Contemporaneamente Gary Boom, presidente di ‘UK Merchants’, ha lanciato un monito assai circostanziato: “se i commercianti di Bordeaux non abbasseranno i prezzi del 50% la vendita en primeur dell’annata 2008 sarà un disastro”. Ciò è giustificato – dice - per un 20% dalla continua rivalutazione dell’euro sulla sterlina, ma dal rimanente 30% dalla mutata situazione internazionale e, più pretestuosamente, dalle basse aspettative qualitative del millesimo.
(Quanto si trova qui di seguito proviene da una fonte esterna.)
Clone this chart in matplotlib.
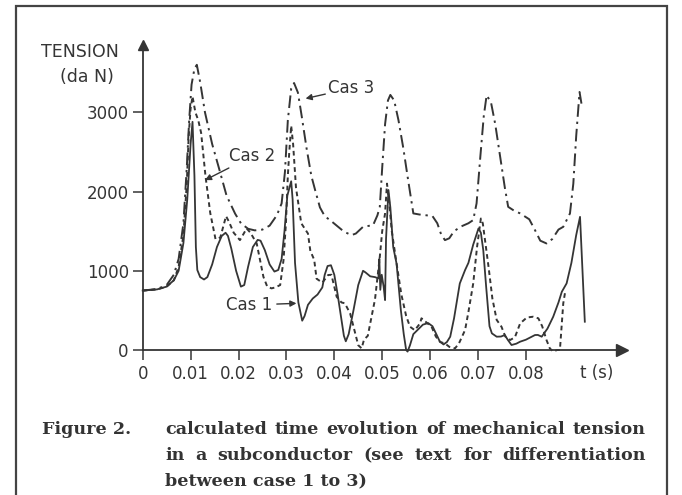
import matplotlib
matplotlib.use("Agg")
import matplotlib.pyplot as plt
from matplotlib.patches import Rectangle

# ---------------- data (time in ms, tension in daN) ----------------
cas1_ms = [0, 3, 5, 6.5, 7.5, 8.5, 9.3, 10.0, 10.4, 10.8, 11.1, 11.4, 12.0, 12.8, 13.5, 14.5, 15.5,
           16.5, 17.3, 17.8, 18.5, 19.5, 20.5, 21.2, 22.0, 23.0, 24.0, 24.6, 25.5, 26.5, 27.5, 28.3,
           29.0, 29.6, 30.2, 31.0, 31.3, 31.8, 32.5, 33.3, 33.8, 34.5, 35.5, 36.5, 37.5, 38.0, 38.6,
           39.3, 40.0, 40.7, 41.4, 42.0, 42.4, 43.0, 44.0, 45.0, 46.0, 46.5, 47.5, 48.5, 49.2, 49.4,
           49.6, 49.9, 50.3, 50.6, 50.8, 51.3, 51.7, 52.3, 53.0, 53.9, 54.5, 55.0, 55.3, 55.8, 56.5,
           57.5, 58.5, 59.6, 60.5, 61.3, 62.0, 62.8, 63.5, 64.2, 65.0, 66.2, 67.3, 68.0, 69.0, 70.1,
           70.6, 71.1, 71.7, 72.4, 72.9, 73.9, 74.8, 75.6, 76.2, 77.0, 78.0, 78.8, 80.0, 81.9, 82.5,
           83.3, 84.5, 85.7, 86.8, 87.5, 88.5, 89.5, 90.5, 91.3, 92.3]
cas1_val = [750, 765, 800, 880, 1000, 1350, 1900, 2600, 2880, 2200, 1300, 1010, 920, 890, 920, 1080, 1300,
            1440, 1480, 1440, 1280, 1000, 800, 820, 1050, 1300, 1390, 1380, 1260, 1080, 990, 1010,
            1150, 1500, 1950, 2130, 1900, 1100, 600, 370, 430, 570, 650, 700, 790, 950, 1060,
            1070, 950, 700, 420, 180, 110, 200, 500, 820, 1000, 980, 930, 920, 904, 1150,
            760, 950, 800, 630, 1400, 2020, 1800, 1300, 1090, 500, 200, 0, -20, 60, 200,
            260, 320, 340, 300, 200, 110, 70, 100, 168, 400, 840, 1009, 1100, 1330, 1534,
            1480, 1261, 800, 300, 210, 168, 170, 189, 130, 63, 80, 105, 130, 189, 190,
            168, 270, 420, 600, 735, 841, 1100, 1450, 1681, 357]

cas2_ms = [0, 3, 5, 6.5, 7.5, 8.5, 9.2, 9.6, 10.0, 10.4, 11.0, 11.6, 12.2, 13.1, 14.1, 15.2, 16.2,
           17.0, 17.4, 18.0, 19.0, 20.3, 21.0, 21.7, 22.5, 23.8, 25.2, 26.0, 26.9, 27.7, 28.7, 29.4,
           29.9, 30.3, 30.6, 31.0, 31.4, 32.0, 33.1, 34.5, 35.0, 35.8, 36.3, 37.5, 38.7, 39.4, 40.5,
           41.5, 42.2, 43.3, 44.2, 45.0, 45.7, 46.2, 47.0, 47.5, 48.5, 49.5, 50.0, 50.6, 51.0, 51.4,
           52.0, 53.0, 54.0, 55.0, 55.8, 56.8, 57.9, 58.2, 59.0, 60.3, 61.2, 62.1, 63.1, 64.0, 65.2,
           66.0, 67.3, 68.0, 69.0, 69.8, 70.6, 71.0, 72.2, 73.0, 73.9, 74.9, 75.7, 76.7, 77.7, 78.8,
           80.2, 81.5, 82.6, 83.4, 84.3, 85.0, 85.7, 86.5, 87.1, 87.8, 88.2]
cas2_val = [750, 765, 800, 880, 1050, 1450, 2100, 2700, 3050, 3200, 3000, 2900, 2740, 2200, 1730, 1400, 1420,
            1600, 1690, 1620, 1480, 1387, 1460, 1534, 1480, 1345, 924, 800, 778, 790, 820, 1135,
            1600, 2200, 2500, 2830, 2600, 2050, 1600, 1470, 1250, 1140, 900, 850, 946, 950, 672,
            600, 590, 462, 250, 60, 21, 130, 180, 336, 640, 1177, 1500, 1724, 2100, 1900,
            1500, 1093, 700, 430, 294, 250, 336, 400, 360, 294, 170, 100, 84, 40, 21,
            80, 252, 480, 840, 1300, 1660, 1600, 1050, 650, 380, 294, 170, 126, 160, 336,
            410, 420, 400, 300, 126, 20, -20, 0, 0, 589, 735]

cas3_ms = [0, 3, 5, 6.5, 7.5, 8.5, 9.2, 9.7, 10.2, 10.8, 11.3, 12.0, 13.0, 14.5, 15.9, 17.5, 19.3,
           20.5, 22.0, 23.4, 25.0, 26.5, 28.0, 29.0, 29.7, 30.3, 31.0, 31.6, 32.4, 33.2, 34.2, 35.2,
           36.0, 37.0, 38.0, 39.5, 40.5, 41.5, 42.5, 43.6, 44.5, 46.0, 48.1, 49.0, 49.5, 50.0, 50.6,
           51.2, 51.7, 52.5, 53.4, 54.4, 55.4, 56.5, 57.8, 59.0, 60.5, 61.5, 62.3, 63.1, 64.0, 65.0,
           66.5, 68.0, 69.0, 69.7, 70.5, 71.2, 71.8, 72.7, 73.6, 74.6, 75.6, 76.3, 77.5, 78.8, 80.7,
           81.9, 83.0, 84.3, 85.5, 86.8, 87.8, 89.2, 89.9, 90.5, 91.2, 91.6]
cas3_val = [750, 770, 820, 950, 1150, 1600, 2300, 2900, 3350, 3550, 3600, 3380, 3000, 2600, 2300, 1950, 1720,
            1600, 1530, 1510, 1520, 1570, 1700, 1850, 2250, 2900, 3300, 3370, 3250, 2950, 2550, 2200,
            2018, 1800, 1690, 1620, 1570, 1520, 1480, 1450, 1470, 1555, 1576, 1700, 1807, 2300, 2850,
            3150, 3220, 3150, 2900, 2550, 2150, 1724, 1710, 1702, 1690, 1600, 1460, 1387, 1410, 1500,
            1560, 1600, 1640, 1850, 2450, 2950, 3215, 3130, 2850, 2450, 2050, 1807, 1760, 1724, 1650,
            1513, 1380, 1345, 1400, 1520, 1555, 1724, 2100, 2700, 3257, 3110]

x_ticks = [0, 0.01, 0.02, 0.03, 0.04, 0.05, 0.06, 0.07, 0.08]
x_labels = ["0", "0.01", "0.02", "0.03", "0.04", "0.05", "0.06", "0.07", "0.08"]
y_ticks = [0, 1000, 2000, 3000]
y_labels = ["0", "1000", "2000", "3000"]

caption_lines = ["calculated time evolution of mechanical tension",
                 "in a subconductor (see text for differentiation",
                 "between case 1 to 3)"]

# ---------------- figure ----------------
W, H = 682, 495
ink = "#353535"
fs = 12
fig = plt.figure(figsize=(W / 100, H / 100), dpi=100)
fig.patch.set_facecolor("white")

# outer frame
fig.patches.append(Rectangle((16 / W, -0.05), (667 - 16) / W, (H - 6) / H + 0.05,
                             transform=fig.transFigure, fill=False, ec="#444444", lw=1.6))

ax = fig.add_axes([142.7 / W, (H - 350) / H, (621.7 - 142.7) / W, (350 - 45) / H])
ax.set_xlim(0, 0.1)
ax.set_ylim(0, 3850)

t1 = [m / 1000 for m in cas1_ms]
t2 = [m / 1000 for m in cas2_ms]
t3 = [m / 1000 for m in cas3_ms]
ax.plot(t3, cas3_val, color=ink, lw=1.4, ls=(0, (6.5, 2.5, 1.2, 2.5)), clip_on=False)
ax.plot(t2, cas2_val, color=ink, lw=1.4, ls=(0, (2.4, 1.8)), clip_on=False)
ax.plot(t1, cas1_val, color=ink, lw=1.3, ls="-", clip_on=False)

for s in ["top", "right"]:
    ax.spines[s].set_visible(False)
for s in ["left", "bottom"]:
    ax.spines[s].set_color(ink)
    ax.spines[s].set_linewidth(1.3)

ax.plot([1], [0], marker=">", ms=9, color=ink, transform=ax.transAxes, clip_on=False)
ax.plot([0], [1], marker="^", ms=7, color=ink, transform=ax.transAxes, clip_on=False)

ax.set_xticks(x_ticks)
ax.set_xticklabels(x_labels)
ax.set_yticks(y_ticks)
ax.set_yticklabels(y_labels)
ax.tick_params(direction="out", length=7, width=1.1, colors=ink, labelsize=fs)
ax.tick_params(axis="y", pad=3)
ax.tick_params(axis="x", pad=4)

fig.text(597 / W, 1 - 373 / H, "t (s)", ha="center", va="center", fontsize=fs, color=ink)
fig.text(41 / W, 1 - 52 / H, "TENSION", ha="left", va="center", fontsize=12.5, color=ink)
fig.text(60 / W, 1 - 77 / H, "(da N)", ha="left", va="center", fontsize=12.5, color=ink)

arrow = dict(arrowstyle="-|>", color=ink, lw=1.0, mutation_scale=9, shrinkA=0, shrinkB=0)
ax.annotate("Cas 3", xy=(0.0340, 3174), xytext=(0.0387, 3304), ha="left", va="center",
            fontsize=fs, color=ink, arrowprops=arrow)
ax.annotate("Cas 2", xy=(0.0130, 2144), xytext=(0.0180, 2446), ha="left", va="center",
            fontsize=fs, color=ink, arrowprops=arrow)
ax.annotate("", xy=(0.0321, 589), xytext=(0.0280, 580), arrowprops=arrow)
ax.text(0.0174, 567, "Cas 1", ha="left", va="center", fontsize=fs, color=ink)

# caption
cap = dict(family="DejaVu Serif", weight="bold", fontsize=12.6, color="#333333", va="center")
fig.text(42 / W, 1 - 430 / H, "Figure 2.", ha="left", **cap)
renderer = fig.canvas.get_renderer()
x0, x1 = 165, 646
for i, (line, yp) in enumerate(zip(caption_lines, [430, 456, 481])):
    if i == len(caption_lines) - 1:
        fig.text(x0 / W, 1 - yp / H, line, ha="left", **cap)
        continue
    words = line.split()
    objs = [fig.text(0, 1 - yp / H, w, ha="left", **cap) for w in words]
    widths = [o.get_window_extent(renderer).width for o in objs]
    gap = (x1 - x0 - sum(widths)) / (len(words) - 1)
    x = x0
    for o, w in zip(objs, widths):
        o.set_x(x / W)
        x += w + gap

fig.savefig("out.png", dpi=100, facecolor="white")
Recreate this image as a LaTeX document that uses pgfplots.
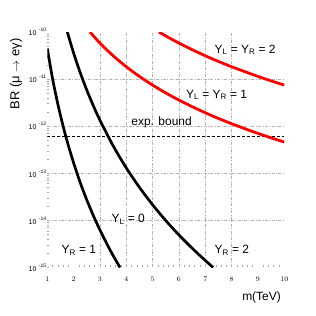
\documentclass[border=0pt]{standalone}
\usepackage{pgfplots}
\pgfplotsset{compat=1.18}
\usepackage{fontspec}
\setmainfont{Liberation Sans}
\newcommand{\tl}[1]{10\hspace{2.5bp}\raisebox{4bp}{\fontsize{5}{5}\selectfont #1}}
\begin{document}
\begin{tikzpicture}
\begin{axis}[
  scale only axis, width=237bp, height=235.5bp,
  xmin=1, xmax=10, ymin=1e-15, ymax=1e-10, ymode=log,
  axis line style={draw=none},
  tick pos=left,
  clip mode=individual,
  xtick={1,...,10},
  ytick={1e-15,1e-14,1e-13,1e-12,1e-11,1e-10},
  yticklabels={\tl{-15},\tl{-14},\tl{-13},\tl{-12},\tl{-11},\tl{-10}},
  major tick length=0pt,
  minor tick length=2bp,
  minor x tick num=4,
  tick style={gray!70, line width=0.6bp},
  xticklabel style={font=\fontsize{7}{8}\selectfont, inner sep=0pt, yshift=-9bp},
  yticklabel style={font=\fontsize{7}{8}\selectfont, inner sep=0pt, xshift=-1bp},
  extra x ticks={3,4,5,6,7,8}, extra x tick labels={},
  extra x tick style={grid=major, major tick length=0pt},
  extra y ticks={1e-14,1e-13,1e-12,1e-11}, extra y tick labels={},
  extra y tick style={grid=major, major tick length=0pt},
  grid style={gray!60, dash pattern=on 3bp off 1.5bp on 0.8bp off 1.5bp, line width=0.6bp},
]
% exp bound
\addplot[black, line width=1.6bp, dash pattern=on 3bp off 2bp] coordinates {(1,6e-13) (10,6e-13)};
% Y_R = 1
\addplot[black, line width=2.7bp, smooth] coordinates {
(1.0,4.47e-11) (1.2,1.02e-11) (1.4,2.95e-12) (1.6,1.0e-12) (1.8,3.89e-13) (2.0,1.66e-13)
(2.25,6.37e-14) (2.5,2.72e-14) (2.75,1.26e-14) (3.0,6.24e-15) (3.25,3.27e-15) (3.5,1.79e-15) (3.76,1e-15)};
% Y_L = 0 / Y_R = 2
\addplot[black, line width=2.7bp, smooth] coordinates {
(1.76,1e-10) (2.0,3.56e-11) (2.25,1.37e-11) (2.5,5.85e-12) (2.75,2.70e-12) (3.0,1.34e-12)
(3.5,3.84e-13) (4.0,1.30e-13) (4.5,5.02e-14) (5.0,2.14e-14) (5.5,9.91e-15) (6.0,4.90e-15)
(6.5,2.57e-15) (7.0,1.41e-15) (7.3,1.0e-15)};
% Y_L = Y_R = 2
\addplot[red, line width=2.8bp, smooth] coordinates {
(5.24,1e-10) (5.5,8.24e-11) (6.0,5.81e-11) (6.5,4.22e-11) (7.0,3.13e-11) (7.5,2.37e-11)
(8.0,1.83e-11) (8.5,1.44e-11) (9.0,1.14e-11) (9.5,9.18e-12) (10.0,7.46e-12)};
% Y_L = Y_R = 1
\addplot[red, line width=2.8bp, smooth] coordinates {
(2.62,1e-10) (3.0,5.81e-11) (3.5,3.13e-11) (4.0,1.83e-11) (4.5,1.14e-11) (5.0,7.45e-12)
(5.5,5.08e-12) (6.0,3.58e-12) (6.5,2.60e-12) (7.0,1.93e-12) (7.5,1.46e-12) (8.0,1.13e-12)
(8.5,8.85e-13) (9.0,7.03e-13) (9.5,5.66e-13) (10.0,4.60e-13)};
\begin{scope}[font=\fontsize{12}{14}\selectfont]
\node at (axis cs:8.51,4.2e-11) {Y\textsubscript{L} = Y\textsubscript{R} = 2};
\node at (axis cs:7.43,4.6e-12) {Y\textsubscript{L} = Y\textsubscript{R} = 1};
\node at (axis cs:5.34,1.23e-12) {exp. bound};
\node at (axis cs:4.07,1.07e-14) {Y\textsubscript{L} = 0};
\node at (axis cs:2.2,2.34e-15) {Y\textsubscript{R} = 1};
\node at (axis cs:8.01,2.34e-15) {Y\textsubscript{R} = 2};
\node[anchor=east] at (rel axis cs:1.0,-0.127) {m(TeV)};
\node[rotate=90, font=\fontsize{13}{15}\selectfont] at (rel axis cs:-0.132,0.822) {BR (μ $\rightarrow$ eγ)};
\end{scope}
\path (rel axis cs:-0.1996,-0.206) rectangle (rel axis cs:1.1338,1.1359);
\end{axis}
\end{tikzpicture}
\end{document}
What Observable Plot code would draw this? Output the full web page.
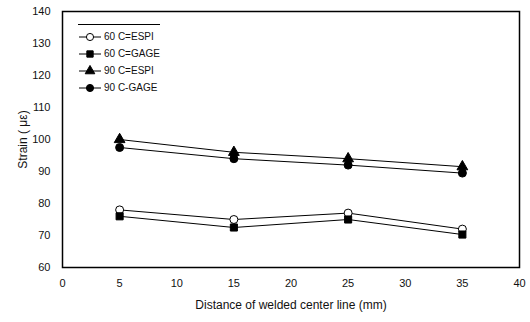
<!DOCTYPE html>
<html>
<head>
<meta charset="utf-8">
<script src="https://cdn.jsdelivr.net/npm/d3@7"></script>
<script src="https://cdn.jsdelivr.net/npm/@observablehq/plot@0.6"></script>
<style>
  body { margin: 0; background: #fff; }
  #wrap { position: relative; width: 530px; height: 322px; font-family: "Liberation Sans", Arial, sans-serif; }
  #legend { position: absolute; left: 78px; top: 24px; border-top: 1px solid #000; padding-top: 3px; font-size: 10px; color: #111; }
  #legend .row { display: flex; align-items: center; height: 17px; }
  #legend svg { margin-right: 2px; }
</style>
</head>
<body>
<div id="wrap"><div id="chart"></div><div id="legend"></div></div>
<script>
const distances = [5, 15, 25, 35];
const seriesNames = ["60 C=ESPI", "60 C=GAGE", "90 C=ESPI", "90 C-GAGE"];
const esp60 = [78, 75, 77, 72];
const gage60 = [76, 72.5, 75, 70.3];
const esp90 = [100, 96, 94, 91.5];
const gage90 = [97.5, 94, 92, 89.5];
const xTicks = [0, 5, 10, 15, 20, 25, 30, 35, 40];
const yTicks = [60, 70, 80, 90, 100, 110, 120, 130, 140];
const symbols = ["circle", "square", "triangle", "circle"];
const fills = ["white", "black", "black", "black"];

const allSeries = [esp60, gage60, esp90, gage90];
const data = [];
allSeries.forEach((vals, i) => vals.forEach((v, j) => data.push({series: seriesNames[i], x: distances[j], y: v})));

const chart = Plot.plot({
  width: 530,
  height: 322,
  marginLeft: 62,
  marginRight: 11,
  marginTop: 11,
  marginBottom: 55,
  style: {fontFamily: "'Liberation Sans', Arial, sans-serif", fontSize: "11px", color: "#111", background: "white"},
  x: {domain: [0, 40], ticks: xTicks, tickSize: 0, tickPadding: 12, label: "Distance of welded center line (mm)", labelAnchor: "center", labelOffset: 41, labelArrow: "none"},
  y: {domain: [60, 140], ticks: yTicks, tickSize: 0, tickPadding: 12, label: "Strain ( με)", labelAnchor: "center", labelOffset: 44, labelArrow: "none"},
  symbol: {domain: seriesNames, range: symbols},
  color: {domain: seriesNames, range: fills},
  marks: [
    Plot.frame({stroke: "black", strokeWidth: 1.5}),
    Plot.line(data, {x: "x", y: "y", z: "series", stroke: "black", strokeWidth: 1}),
    Plot.dot(data, {x: "x", y: "y", symbol: "series", fill: "series", stroke: "black", strokeWidth: 1, r: 4})
  ]
});
chart.querySelectorAll("text").forEach(t => { if (t.textContent.includes("Distance") || t.textContent.includes("Strain")) t.style.fontSize = "12px"; });
document.getElementById("chart").appendChild(chart);

const legend = document.getElementById("legend");
seriesNames.forEach((name, i) => {
  const row = document.createElement("div");
  row.className = "row";
  const sym = d3.symbol(symbols[i] === "circle" ? d3.symbolCircle : symbols[i] === "square" ? d3.symbolSquare : d3.symbolTriangle, 40)();
  row.innerHTML = `<svg width="24" height="12"><line x1="1" x2="23" y1="6" y2="6" stroke="black"/><path d="${sym}" transform="translate(12,6)" fill="${fills[i]}" stroke="black"/></svg><span>${name}</span>`;
  legend.appendChild(row);
});
</script>
</body>
</html>
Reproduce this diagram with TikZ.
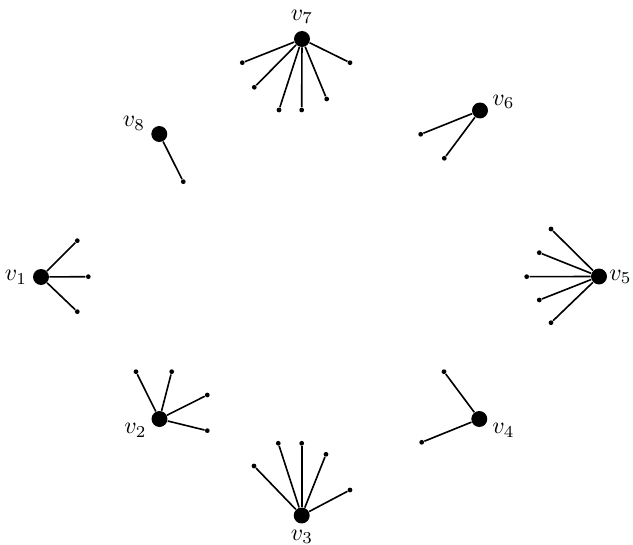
\documentclass[tikz,border=0pt]{standalone}
\begin{document}
\begin{tikzpicture}[x=0.42pt,y=-0.42pt,
  big/.style={circle,fill=black,inner sep=0pt,minimum size=6.7pt},
  leaf/.style={circle,fill=black,inner sep=0pt,minimum size=2pt},
  lab/.style={inner sep=0pt},
  edge/.style={line width=0.68pt}]
\useasboundingbox (0,0) rectangle (633,545);
% main vertices
\node[big] (v1) at (41,277) {};
\node[big] (v2) at (159.5,419) {};
\node[big] (v3) at (301.7,515.5) {};
\node[big] (v4) at (479.3,419) {};
\node[big] (v5) at (599,276.5) {};
\node[big] (v6) at (480,110.5) {};
\node[big] (v7) at (302,39) {};
\node[big] (v8) at (159.3,134) {};
% labels
\node[lab] (l1) at (16,277.5) {$v_1$};
\node[lab] (l2) at (135.5,430.5) {$v_2$};
\node[lab] (l3) at (302,537) {$v_3$};
\node[lab] (l4) at (503.5,430.5) {$v_4$};
\node[lab] (l5) at (620.5,277) {$v_5$};
\node[lab] (l6) at (503.5,102) {$v_6$};
\node[lab] (l7) at (302,17) {$v_7$};
\node[lab] (l8) at (134,123.5) {$v_8$};
% leaves of v1
\node[leaf] (a11) at (77.3,240.7) {};
\node[leaf] (a12) at (88.3,276.7) {};
\node[leaf] (a13) at (77.3,311.7) {};
% leaves of v2
\node[leaf] (a21) at (136,371.7) {};
\node[leaf] (a22) at (171.7,371.7) {};
\node[leaf] (a23) at (207.3,395) {};
\node[leaf] (a24) at (207.3,430.7) {};
% leaves of v3
\node[leaf] (a31) at (254,466) {};
\node[leaf] (a32) at (278.3,443.3) {};
\node[leaf] (a33) at (301.7,443.3) {};
\node[leaf] (a34) at (326,454.3) {};
\node[leaf] (a35) at (350,490) {};
% leaves of v4
\node[leaf] (a41) at (444,371.7) {};
\node[leaf] (a42) at (421.7,442.3) {};
% leaves of v5
\node[leaf] (a51) at (551,229) {};
\node[leaf] (a52) at (539.3,252.7) {};
\node[leaf] (a53) at (526.7,276.7) {};
\node[leaf] (a54) at (539.3,300) {};
\node[leaf] (a55) at (551,322.7) {};
% leaves of v6
\node[leaf] (a61) at (420.7,134.3) {};
\node[leaf] (a62) at (444.3,158.3) {};
% leaves of v7
\node[leaf] (a71) at (242.3,62.7) {};
\node[leaf] (a72) at (254.3,87.3) {};
\node[leaf] (a73) at (279,110) {};
\node[leaf] (a74) at (301.7,110) {};
\node[leaf] (a75) at (326.7,99) {};
\node[leaf] (a76) at (350,62.7) {};
% leaf of v8
\node[leaf] (a81) at (183.3,181.7) {};
% edges
\foreach \v/\list in {v1/{a11,a12,a13},v2/{a21,a22,a23,a24},v3/{a31,a32,a33,a34,a35},v4/{a41,a42},v5/{a51,a52,a53,a54,a55},v6/{a61,a62},v7/{a71,a72,a73,a74,a75,a76},v8/{a81}}
  \foreach \w in \list \draw[edge] (\v) -- (\w);
\end{tikzpicture}
\end{document}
Insomma, ci è spesso stato detto che il prezzo degli Champagne, come di altri prodotti di fascia alta, è ‘ragionevolmente’ elevato perché quello che la gente compra è più propriamente un sogno, e non un vino. Ma i fatti dimostrano che anche i sogni hanno un ‘budget’ e, giocoforza, occorrerà rivedere molte strategie di posizionamento e ‘pricing’ anche di questi prodotti, che alla fine hanno mostrato di reagire in modo non dissimile dai loro parenti più poveri. Certamente oggi, ma potrebbe anche trattarsi di un processo di non ritorno, anche gli intoccabili alloggiati nella casta degli ‘icon’ se vogliono avere vendite significative devono piegarsi all’inclemente esame del rapporto qualità/prezzo, consapevoli però che il correttivo apportato dall’immagine non può (e forse non potrà più) stravolgere le carte in tavola.